Tim Roth | Interview
Why do TV? Lie to Me star Tim Roth has an honest answer.
In Fox’s new prime-time series Lie to Me, Tim Roth’s character can tell if you’re lying just by looking at you. Based on the psychologist Paul Ekman, who’s studied how people’s involuntary facial expressions indicate their emotions, Roth’s Dr. Cal Lightman helps the cops and Feds sniff out deception. After recent film work such as Francis Ford Coppola’s Youth Without Youth, Michael Haneke’s Funny Games and Louis Leterrier’s The Incredible Hulk, the English actor takes on his first starring role in a TV series. We called Roth one morning as he took a break from filming.
Time Out Chicago: Whenever a film actor moves to TV, there’s the question about a waning film career, but that doesn’t seem to be the case for you. So why turn to TV now?
Tim Roth: I’d been traveling as an actor very extensively. I passed on [Lie to Me] when they first came to me, but then they came back again. My 13-year-old is just going up to high school, and I’d be missing his first year. That was the main part of my decision: It’d be nice to work at home for a while.
TOC: So the decision wasn’t based on the show itself at all?
Tim Roth: The show, yeah, the show was intriguing. It gives you the chance to do a bit of acting as opposed to just being a straightforward procedural. But it really was about: I could spend a few years watching my children grow up.
TOC: Yet I read it took the creators three months to persuade you to take the role.
Tim Roth: They came to me, and I went away. I went to Europe and was in sunshine and took a month’s vacation, which I hadn’t before; I’d been working so hard. And it was wonderful, just spending time with the family. I live in Pasadena and I’m filming just up the road, so I can drive them to school on the way to work.
TOC: How do your sons feel about having Dad around so much now?
Tim Roth: It’s a double-edged sword. [Laughs] ’Cause I’m there, I’m watching. Sometimes they go, “Oh, dear, we used to get away with that.”
TOC: In interviews, when you’ve talked about your career, one word keeps coming up again and again: bored.
Tim Roth: [Laughs] ’Cause quite often you are.
TOC: But why have you been so bored?
Tim Roth: There’ve been times when I have.

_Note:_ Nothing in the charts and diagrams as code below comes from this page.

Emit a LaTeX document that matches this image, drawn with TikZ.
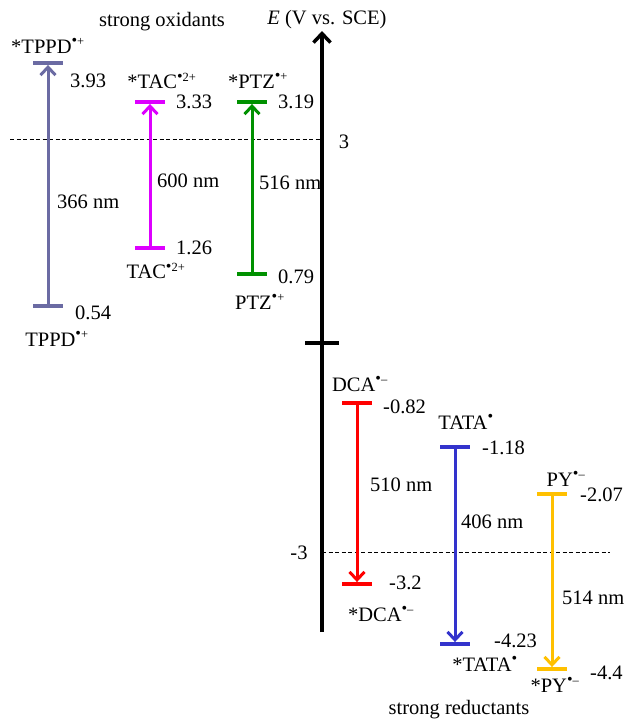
\documentclass[tikz,border=0pt]{standalone}
\usepackage{fontspec}
\setmainfont{Liberation Serif}
\usetikzlibrary{arrows.meta, positioning}
\definecolor{CS}{RGB}{107,107,163}
\definecolor{CM}{RGB}{221,0,255}
\definecolor{CG}{RGB}{0,145,0}
\definecolor{CR}{RGB}{255,0,0}
\definecolor{CB}{RGB}{51,51,204}
\definecolor{CY}{RGB}{255,192,0}
\newcommand{\radsup}[1]{\textsuperscript{\fontsize{16}{16}\selectfont•\fontsize{12.5}{12.5}\selectfont#1}}

\begin{document}
\begin{tikzpicture}[
  x=1pt, y=-1pt,
  font=\fontsize{20.5}{24}\selectfont,
  level/.style={fill=#1, minimum width=30pt, minimum height=3.5pt, inner sep=0pt},
  trans/.style={draw=#1, line width=3pt, -{Straight Barb[length=8pt, width=15pt]}},
  axis/.style={draw=black, line width=3.5pt, -{Straight Barb[length=9pt, width=17pt]}},
  guide/.style={thin, dash pattern=on 4pt off 2.5pt},
  val/.style={anchor=west, inner sep=0pt},
  lbl/.style={inner sep=0pt}
]
\useasboundingbox (0,0) rectangle (626,721);

% Reference potentials
\coordinate (axbot) at (322,632);
\coordinate (axtop) at (322,31);
\coordinate (plus3) at (10,139);
\coordinate (minus3) at (610,552);
\draw[guide] (plus3) -- (plus3 -| axbot);
\draw[guide] (minus3 -| axbot) -- (minus3);
\node[lbl] (tplus3) at (344,142) {3};
\node[lbl] (tminus3) at (299,553) {-3};

% Axis
\draw[axis] (axbot) -- (axtop);
\node[level=black, minimum width=34pt] (zero) at (322,343) {};
\node[lbl] (axlab) at (327,20) {\textit{E} (V vs. SCE)};

% Headings
\node[lbl] (oxid) at (162,22) {strong oxidants};
\node[lbl] (reduc) at (459,710) {strong reductants};

% TPPD
\node[level=CS] (tppdH) at (48,63) {};
\node[level=CS] (tppdL) at (48,306) {};
\draw[trans=CS] (tppdL) -- (tppdH);
\node[lbl] (tppdHn) at (48,46) {*TPPD\radsup{+}};
\node[val] (tppdHv) at (70,81) {3.93};
\node[val] (tppdLv) at (75,313) {0.54};
\node[lbl] (tppdLn) at (57,339) {TPPD\radsup{+}};
\node[val] (tppdW) at (57,202) {366 nm};

% TAC
\node[level=CM] (tacH) at (150,102) {};
\node[level=CM] (tacL) at (150,248) {};
\draw[trans=CM] (tacL) -- (tacH);
\node[lbl] (tacHn) at (162,81) {*TAC\radsup{2+}};
\node[val] (tacHv) at (176,102) {3.33};
\node[val] (tacLv) at (176,248) {1.26};
\node[lbl] (tacLn) at (156,271) {TAC\radsup{2+}};
\node[val] (tacW) at (157,181) {600 nm};

% PTZ
\node[level=CG] (ptzH) at (252,102) {};
\node[level=CG] (ptzL) at (252,274) {};
\draw[trans=CG] (ptzL) -- (ptzH);
\node[lbl] (ptzHn) at (258,81) {*PTZ\radsup{+}};
\node[val] (ptzHv) at (278,102) {3.19};
\node[val] (ptzLv) at (278,277) {0.79};
\node[lbl] (ptzLn) at (260,302) {PTZ\radsup{+}};
\node[val] (ptzW) at (259,183) {516 nm};

% DCA
\node[level=CR] (dcaH) at (357,403) {};
\node[level=CR] (dcaL) at (357,584) {};
\draw[trans=CR] (dcaH) -- (dcaL);
\node[lbl] (dcaHn) at (360,384) {DCA\radsup{–}};
\node[val] (dcaHv) at (383,407) {-0.82};
\node[val] (dcaLv) at (389,583) {-3.2};
\node[lbl] (dcaLn) at (381,614) {*DCA\radsup{–}};
\node[val] (dcaW) at (370,485) {510 nm};

% TATA
\node[level=CB] (tataH) at (455,447) {};
\node[level=CB] (tataL) at (455,644) {};
\draw[trans=CB] (tataH) -- (tataL);
\node[lbl] (tataHn) at (466,422) {TATA\radsup{}};
\node[val] (tataHv) at (482,448) {-1.18};
\node[val] (tataLv) at (494,641) {-4.23};
\node[lbl] (tataLn) at (485,664) {*TATA\radsup{}};
\node[val] (tataW) at (461,522) {406 nm};

% PY
\node[level=CY] (pyH) at (552,494) {};
\node[level=CY] (pyL) at (552,669) {};
\draw[trans=CY] (pyH) -- (pyL);
\node[lbl] (pyHn) at (566,479) {PY\radsup{–}};
\node[val] (pyHv) at (580,495) {-2.07};
\node[val] (pyLv) at (590,673) {-4.4};
\node[lbl] (pyLn) at (555,685) {*PY\radsup{–}};
\node[val] (pyW) at (562,598) {514 nm};
\end{tikzpicture}
\end{document}
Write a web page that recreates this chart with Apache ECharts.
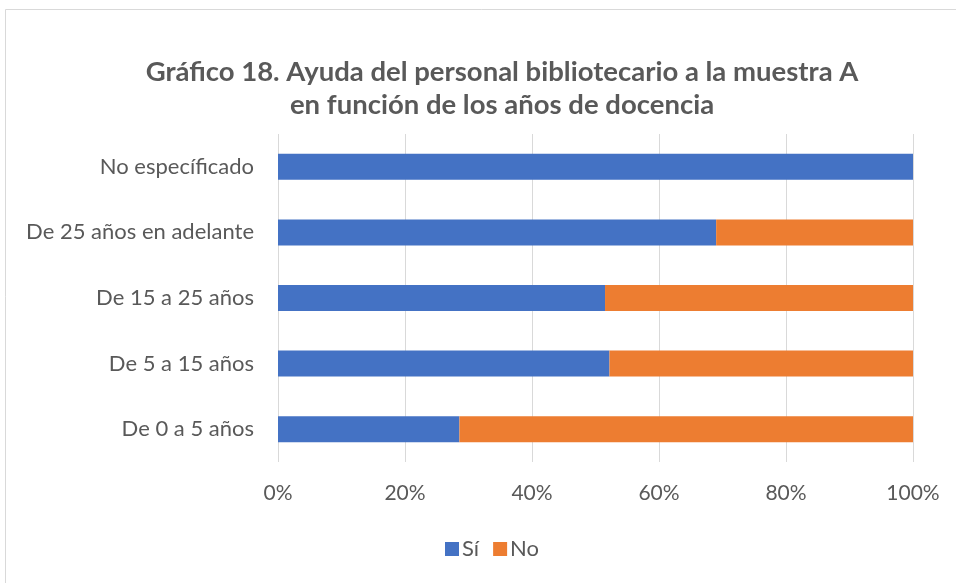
<!DOCTYPE html>
<html>
<head>
<meta charset="utf-8">
<script src="https://cdn.jsdelivr.net/npm/echarts@6/dist/echarts.min.js"></script>
<style>
  html, body { margin: 0; padding: 0; background: #fff; }
  #main { width: 956px; height: 583px; }
</style>
</head>
<body>
<div id="main"></div>
<script>
let categories = ['De 0 a 5 años', 'De 5 a 15 años', 'De 15 a 25 años', 'De 25 años en adelante', 'No específicado']
let siValues = [28.57, 52.2, 51.5, 69.0, 100]
let noValues = [71.43, 47.8, 48.5, 31.0, 0]
let seriesNames = ['Sí', 'No']
let xTicks = [0, 20, 40, 60, 80, 100]

let chart = echarts.init(document.getElementById('main'))
let font = 'Lato'
let option = {
  backgroundColor: '#fff',
  textStyle: { fontFamily: font },
  title: {
    text: 'Gráfico 18. Ayuda del personal bibliotecario a la muestra A\nen función de los años de docencia',
    left: 497,
    top: 51,
    textAlign: 'center',
    textStyle: {
      fontFamily: font,
      fontSize: 27.5,
      fontWeight: 'bold',
      color: '#595959',
      lineHeight: 33
    }
  },
  graphic: [{
    type: 'rect',
    shape: { x: 5.5, y: 9.5, width: 1000, height: 1000 },
    style: { fill: 'none', stroke: '#d9d9d9', lineWidth: 1 },
    silent: true
  }],
  legend: {
    data: seriesNames,
    left: 440,
    top: 533,
    itemWidth: 14,
    itemHeight: 14,
    itemGap: 14,
    icon: 'rect',
    textStyle: { fontFamily: font, fontSize: 22, color: '#595959', padding: [0, 0, 0, -2] }
  },
  grid: {
    left: 278,
    right: 43,
    top: 134,
    bottom: 121,
    containLabel: false
  },
  xAxis: {
    type: 'value',
    min: 0,
    max: 100,
    interval: 20,
    axisLine: { show: false },
    axisTick: { show: false },
    splitLine: { lineStyle: { color: '#d9d9d9', width: 1 } },
    axisLabel: {
      formatter: function (v) { return xTicks.indexOf(v) >= 0 ? v + '%' : '' },
      fontFamily: font,
      fontSize: 21,
      color: '#595959',
      margin: 21
    }
  },
  yAxis: {
    type: 'category',
    data: categories,
    axisLine: { show: false },
    axisTick: { show: false },
    axisLabel: {
      fontFamily: font,
      fontSize: 22,
      color: '#595959',
      margin: 24
    }
  },
  series: [{
    name: seriesNames[0],
    type: 'bar',
    stack: 'total',
    data: siValues,
    barWidth: 26,
    itemStyle: { color: '#4472C4' }
  }, {
    name: seriesNames[1],
    type: 'bar',
    stack: 'total',
    data: noValues,
    barWidth: 26,
    itemStyle: { color: '#ED7D31' }
  }]
}
chart.setOption(option)
</script>
</body>
</html>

A lot of that was when you’re just trying to make some money and you find yourself doing things that you don’t necessarily want to do. But recently working with Francis or Haneke or Louis on The Hulk, I’ve been having a really very good time. Up until that point a couple years ago, I had been—I suppose 25 years of doing this, you get bored occasionally.
TOC: And Lie to Me staves off the boredom?
Tim Roth: Yeah, at the moment. We’ll see how it goes, eh? [Laughs]
TOC: How good are you at spotting lies?
Tim Roth: In my own life, I don’t really want to know too much. I asked Paul [Ekman] about it, and he said, “Once you know this stuff, you can’t switch it off.” I don’t particularly want my life to change. I don’t want to know too much.
TOC: What’s the worst lie you’ve ever told?
Tim Roth: None of your business. [Laughs] What about you?
TOC: Hey, I’m the interviewer here.
Tim Roth: That’s another thing I talked to Paul about. I said, “Are you self-conscious about yourself, your body language, your facial expressions?” And he said, “Absolutely not. I’m never asked the questions. It’s the person I’m looking at that’s on stage.”
TOC: Another theme in your interviews is that while you often play tough guys, in person you’re quite the opposite. So where does the tough guy in you come from?
Tim Roth: I was quite the bullied kid at school, so somebody who’s a victim of that, you have to recognize when there’s danger around. And I was pretty good at spotting it when it walked into the room or before it actually hit. I suppose having experienced that for many years when I was at school, when I got the chance to play somebody on the other end of it, I knew what I was doing.
TOC: Why did kids bully you?
Tim Roth: Just, you know, plenty of psychopaths in the schoolroom. And I wasn’t a fighter. If you can’t defend yourself, you’re a walking target.
TOC: So you learned to get into other people’s minds.
Tim Roth: Yeah, I did, and I also learned to run.
Fox’s Lie to Me premieres Wednesday 21 at 8pm.